Одна из тех проблем, которые придется решать на этом пути, – прояснение генезиса традиции, или определение исторической границы, после которой можно говорить о феномене религиозной культурфилософии. Видимо, точкой отсчета следует признать 30-40-е гг. XIX в., когда в России в ходе полемики славянофилов и западников и под влиянием европейского консервативного романтизма[67] формируется своеобразная религиозная историософия, апеллирующая к метафизике «духа истории» и «духа народа». В первую очередь можно упомянуть имена П. Я. Чаадаева, А. С. Хомякова, И. В. Киреевского, К. С. Аксакова, Ю. Ф. Самарина[68]. Концепт культуры практически не встречается в теоретических построениях этих течений, но в них просматривается состав будущей науки[69], уже востребованы универсалии нового типа, которые не выводимы ни из исторической фактологии, ни из социального, ни из политического словаря предшествующих дискуссий. Так, хомяковские категории «кушитства» и «иранства», при всей их очевидной фантастичности, предполагают новую предметность для исторической мысли: метаэтнический культурный тип и телеологию истории. Однако надо признать, что здесь мы имеем дело не с культурологией, а именно с историософией. Одержимость историцизмом, вообще свойственная первой половине XIX столетия, в данном случае облекается в одежды учения о сакральной миссии того или иного культурного (или этно-культурного) типа. Следует учесть также, что формирование этих воззрений и укорененной в них культурной рефлексии проходило в России на фоне политического созревания самосознания гражданского общества и создания идейно насыщенных трудов по русской истории и культуре (H. М. Карамзин, А. С. Пушкин, кн. В. Ф. Одоевский, В. С. Печерин, А. И. Герцен, Т. Н. Грановский, H.A. Полевой, Н. И. Надеждин, С. М. Соловьев, В. О. Ключевский), и поэтому историософский формат в этой атмосфере был более чем естественным.
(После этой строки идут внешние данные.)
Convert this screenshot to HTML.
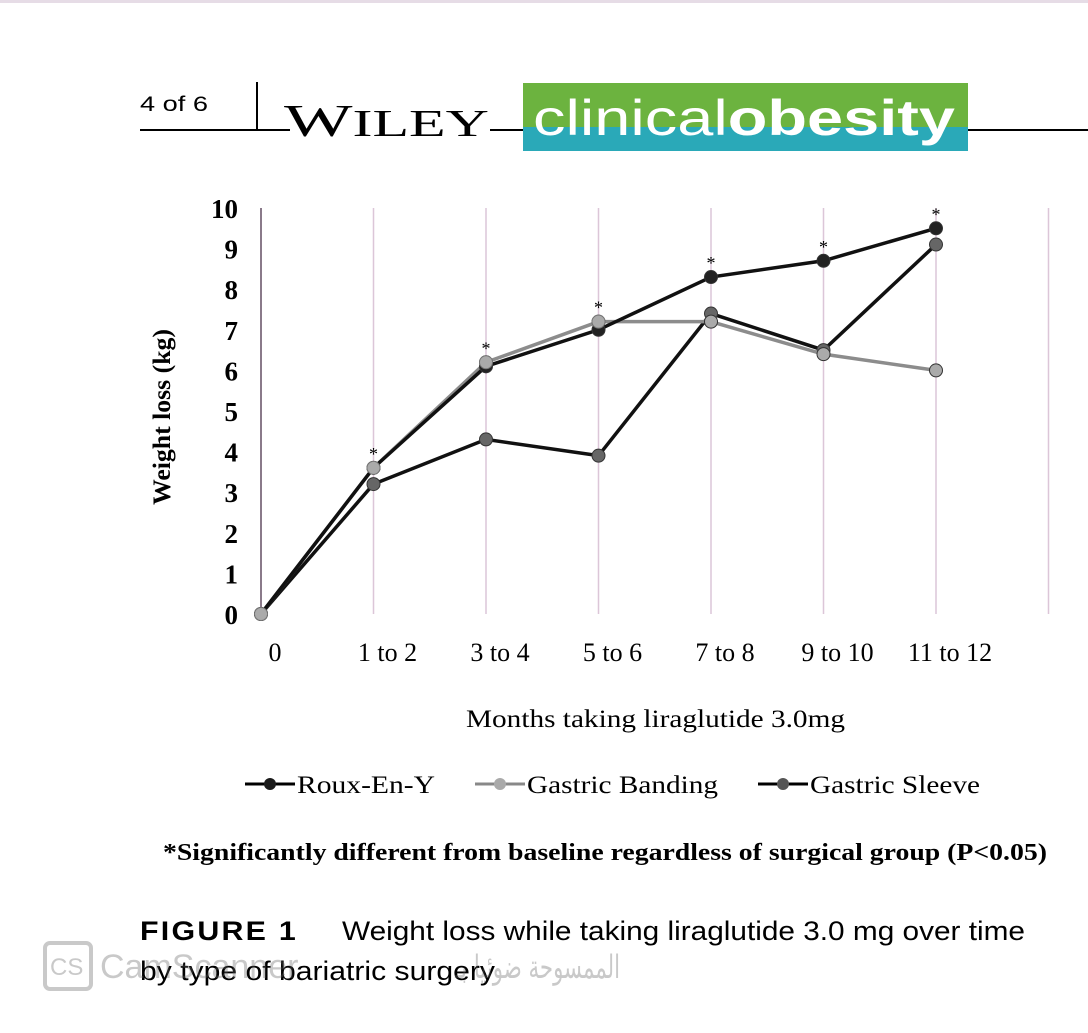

Но верно и то, что тематическая связь культуры, веры и истории не была в русской историософии случайной или акцидентальной: такая трехчастная формула вытекала из самой сути духовных поисков эпохи. В свое время это было отмечено и хорошо выражено В. В. Зеньковским: «Та идея, которая была руководящей в философском творчестве А. С. Хомякова – построение цельного мировоззрения на основе церковного сознания, как оно сложилось в Православии, – не была ни его личным созданием, ни его индивидуальным планом. Как до него, так и одновременно с ним и после него, – вплоть до наших дней, – развивается рядом мыслителей мысль, что Православие, заключая в себе иное восприятие и понимание христианства, чем то, какое сложилось на Западе, может стать основой нового подхода к темам культуры и жизни. Это рождало и рождает некое ожидание, можно сказать, пророческое устремление к новому «зону», к «эпохальному» пересмотру всей культуры»[70]. «Отсюда горячее и страстное стремление найти в Православии такое понимание христианства, при котором не только не отпадала бы возможность секуляризма, но, наоборот, все основные и неустранимые искания человеческого духа получали бы свое полное удовлетворение и освящение. Отсюда идет утверждение того, что весь «эон» западной культуры внутренне кончается, что культура отныне должна быть перестроена в свете Православия»[71]. «Новый «эон» мыслился не как синтез Православия и западной культуры, но как построение нового культурного творческого сознания, органически развивающегося из самых основ православно-церковной установки. Не без оттенка утопизма славянофилы жили верой, что все подлинные ценности Запада окажутся «уцелевшими», хотя в своих корнях они окажутся связаны совсем иной духовной установкой»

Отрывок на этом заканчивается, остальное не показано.